The miniaturization of the bit size of a record medium is promoted according to the enhancement of the recording density of a hard disk drive (HDD). However, as the miniaturization of the bit size is advanced, the extinction by thermal fluctuation of a recorded state is feared. To settle such a problem and to stably maintain a bit in future high density recording, it is required to use a record medium the coercive force of which is large (that is, the magnetic anisotropy of which is large). However, a strong recording magnetic field is required to record on the record medium the coercive force of which is large. Actually, the enhancement of the strength of the recording magnetic field is limited because of narrowing the width of a recording head and the limitation of available magnetic materials. For such a reason, the coercive force of the record medium is limited by the dimension of a recording magnetic field that can be generated by the recording head.

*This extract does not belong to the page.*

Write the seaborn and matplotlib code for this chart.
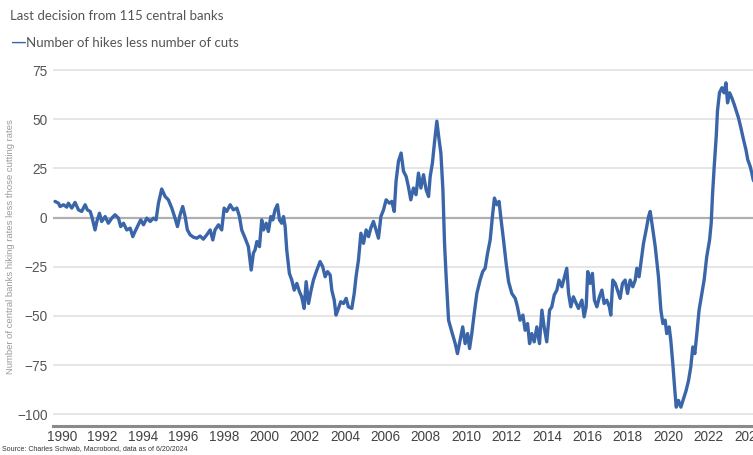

As described above, to correspond to incompatible requests for the high thermal stability of the medium and the coercive force that is easy to record, a recording method of effectively reducing the coercive force of a record medium only in recording using various auxiliary means is devised and heat-assisted recording in which recording is made using a magnetic head and heating means such as a laser together is its representative.
In the meantime, a method of locally reducing the coercive force of a record medium by using a recording magnetic field from a recording head and a high-frequency field together and recording also exists. For example, JP-A No. 1994-243527 discloses technique for recording information by heating a magnetic record medium by Joule heating or magnetic resonance by a high-frequency field and locally reducing the coercive force of the medium. In such a recording method (hereinafter called microwave assisted recording) of utilizing magnetic resonance between a high-frequency field and a magnetic field applied by a magnetic head, a large high-frequency field proportional to an anisotropy field of a medium is required to be applied so as to acquire the effect of reducing an inverted magnetic field because magnetic resonance is utilized.
Recently, a principle for generating a high-frequency field using spin torque as in a spin-torque oscillator is proposed and the possibility of microwave assisted recording is being realized. For example, “Bias-Field-Free Microwave Oscillator Driven by Perpendicularly Polarized Spin Current” written by X. Zhu and J. G. Zhu, IEEE TRANSACTIONS ON MAGNETICS, P2670, VOL. 42, NO. 10 (2006) discloses results of the calculation of a spin-torque oscillator that oscillates without a biased magnetic field from an external device. Further, in “Microwave Assisted Magnetic Recording” written by J. G. Zhu and X. Zhu, the Magnetic Recording Conference (TMRC) 2007 Paper B6 (2007) discloses technique for recording information on a magnetic record medium the magnetic anisotropy of which is large by arranging a field generation layer (FGL) the magnetization in which is spun at high speed by spin torque next to a main pole of a perpendicular magnetic head and in the vicinity of the magnetic record medium and generating a microwave (a high-frequency field). Further, “Microwave Assisted Magnetic Recording with Circular AC Field Generated by Spin Torque Transfer” written by J. Zhu and Y. Wang, MMM Conference 2008 Paper GA-02 (2008) presents a spin-torque oscillator that controls a rotation direction of FGL utilizing a magnetic field of a main pole close to the FGL and it is described that hereby, microwave assisted magnetic reversal of a medium can be efficiently realized.